:: Task ::
Return each line of the data below verbatim; pictures are to be left out.

:: Material provided ::
+===+

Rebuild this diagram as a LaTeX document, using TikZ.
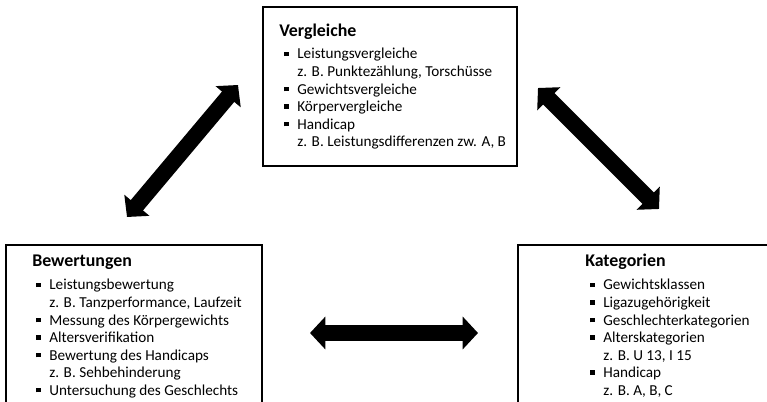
\documentclass[tikz,border=0pt]{standalone}
\usepackage{fontspec}
\setmainfont{Carlito}
\usetikzlibrary{positioning,arrows.meta}
\tikzstyle{slide} = [x=0.75pt, y=-0.75pt]
\tikzstyle{boxStyle} = [color=black, line width=1pt]
\tikzstyle{titleText} = [font=\fontsize{13.4}{15}\selectfont\bfseries, anchor=base west, inner sep=0pt]
\tikzstyle{listText} = [font=\fontsize{11.4}{13.15}\selectfont, anchor=base west, inner sep=0pt]
\tikzstyle{bigArrow} = [line width=12pt, {Triangle[width=24pt,length=11.5pt]}-{Triangle[width=24pt,length=11.5pt]}]
\newcommand{\bulletSign}{\makebox[9.8pt][l]{\rule[2.1pt]{3.3pt}{3.3pt}}}
\newcommand{\noBullet}{\makebox[9.8pt][l]{}}
\newcommand{\itemList}[1]{\begin{tabular}[t]{@{}l@{}}#1\end{tabular}}

\begin{document}
\begin{tikzpicture}[slide]
  \useasboundingbox (0,0) rectangle (767,402);
  \clip (0,0) rectangle (767,402);

  % boxes
  \draw [boxStyle] (263,7) rectangle (517,166);
  \draw [boxStyle] (6,245) rectangle (262,430);
  \draw [boxStyle] (518,245) rectangle (800,430);

  % Vergleiche
  \node [titleText] (vergleicheTitle) at (279,37) {Vergleiche};
  \node [listText] (vergleicheList) at (284,59) {\itemList{
    \bulletSign Leistungsvergleiche\\
    \noBullet z. B. Punktezählung, Torschüsse\\
    \bulletSign Gewichtsvergleiche\\
    \bulletSign Körpervergleiche\\
    \bulletSign Handicap\\
    \noBullet z. B. Leistungsdifferenzen zw. A, B}};

  % Bewertungen
  \node [titleText] (bewertungenTitle) at (32,267) {Bewertungen};
  \node [listText] (bewertungenList) at (36,290) {\itemList{
    \bulletSign Leistungsbewertung\\
    \noBullet z. B. Tanzperformance, Laufzeit\\
    \bulletSign Messung des Körpergewichts\\
    \bulletSign Altersverifikation\\
    \bulletSign Bewertung des Handicaps\\
    \noBullet z. B. Sehbehinderung\\
    \bulletSign Untersuchung des Geschlechts}};

  % Kategorien
  \node [titleText] (kategorienTitle) at (585,267) {Kategorien};
  \node [listText] (kategorienList) at (590,290) {\itemList{
    \bulletSign Gewichtsklassen\\
    \bulletSign Ligazugehörigkeit\\
    \bulletSign Geschlechterkategorien\\
    \bulletSign Alterskategorien\\
    \noBullet z. B. U 13, I 15\\
    \bulletSign Handicap\\
    \noBullet z. B. A, B, C}};

  % arrows
  \coordinate (leftLow) at (127,217);
  \coordinate (leftHigh) at (238,85);
  \coordinate (rightHigh) at (538,88);
  \coordinate (rightLow) at (659,209);
  \coordinate (midLeft) at (310,333);
  \coordinate (midRight) at (478,333);
  \draw [bigArrow] (leftLow) -- (leftHigh);
  \draw [bigArrow] (rightHigh) -- (rightLow);
  \draw [bigArrow] (midLeft) -- (midRight);
\end{tikzpicture}
\end{document}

+===+

:: Solution to this problem ::
Rebuild this diagram as a LaTeX document, using TikZ.
\documentclass[tikz,border=0pt]{standalone}
\usepackage{fontspec}
\setmainfont{Carlito}
\usetikzlibrary{positioning,arrows.meta}
\tikzstyle{slide} = [x=0.75pt, y=-0.75pt]
\tikzstyle{boxStyle} = [color=black, line width=1pt]
\tikzstyle{titleText} = [font=\fontsize{13.4}{15}\selectfont\bfseries, anchor=base west, inner sep=0pt]
\tikzstyle{listText} = [font=\fontsize{11.4}{13.15}\selectfont, anchor=base west, inner sep=0pt]
\tikzstyle{bigArrow} = [line width=12pt, {Triangle[width=24pt,length=11.5pt]}-{Triangle[width=24pt,length=11.5pt]}]
\newcommand{\bulletSign}{\makebox[9.8pt][l]{\rule[2.1pt]{3.3pt}{3.3pt}}}
\newcommand{\noBullet}{\makebox[9.8pt][l]{}}
\newcommand{\itemList}[1]{\begin{tabular}[t]{@{}l@{}}#1\end{tabular}}

\begin{document}
\begin{tikzpicture}[slide]
  \useasboundingbox (0,0) rectangle (767,402);
  \clip (0,0) rectangle (767,402);

  % boxes
  \draw [boxStyle] (263,7) rectangle (517,166);
  \draw [boxStyle] (6,245) rectangle (262,430);
  \draw [boxStyle] (518,245) rectangle (800,430);

  % Vergleiche
  \node [titleText] (vergleicheTitle) at (279,37) {Vergleiche};
  \node [listText] (vergleicheList) at (284,59) {\itemList{
    \bulletSign Leistungsvergleiche\\
    \noBullet z. B. Punktezählung, Torschüsse\\
    \bulletSign Gewichtsvergleiche\\
    \bulletSign Körpervergleiche\\
    \bulletSign Handicap\\
    \noBullet z. B. Leistungsdifferenzen zw. A, B}};

  % Bewertungen
  \node [titleText] (bewertungenTitle) at (32,267) {Bewertungen};
  \node [listText] (bewertungenList) at (36,290) {\itemList{
    \bulletSign Leistungsbewertung\\
    \noBullet z. B. Tanzperformance, Laufzeit\\
    \bulletSign Messung des Körpergewichts\\
    \bulletSign Altersverifikation\\
    \bulletSign Bewertung des Handicaps\\
    \noBullet z. B. Sehbehinderung\\
    \bulletSign Untersuchung des Geschlechts}};

  % Kategorien
  \node [titleText] (kategorienTitle) at (585,267) {Kategorien};
  \node [listText] (kategorienList) at (590,290) {\itemList{
    \bulletSign Gewichtsklassen\\
    \bulletSign Ligazugehörigkeit\\
    \bulletSign Geschlechterkategorien\\
    \bulletSign Alterskategorien\\
    \noBullet z. B. U 13, I 15\\
    \bulletSign Handicap\\
    \noBullet z. B. A, B, C}};

  % arrows
  \coordinate (leftLow) at (127,217);
  \coordinate (leftHigh) at (238,85);
  \coordinate (rightHigh) at (538,88);
  \coordinate (rightLow) at (659,209);
  \coordinate (midLeft) at (310,333);
  \coordinate (midRight) at (478,333);
  \draw [bigArrow] (leftLow) -- (leftHigh);
  \draw [bigArrow] (rightHigh) -- (rightLow);
  \draw [bigArrow] (midLeft) -- (midRight);
\end{tikzpicture}
\end{document}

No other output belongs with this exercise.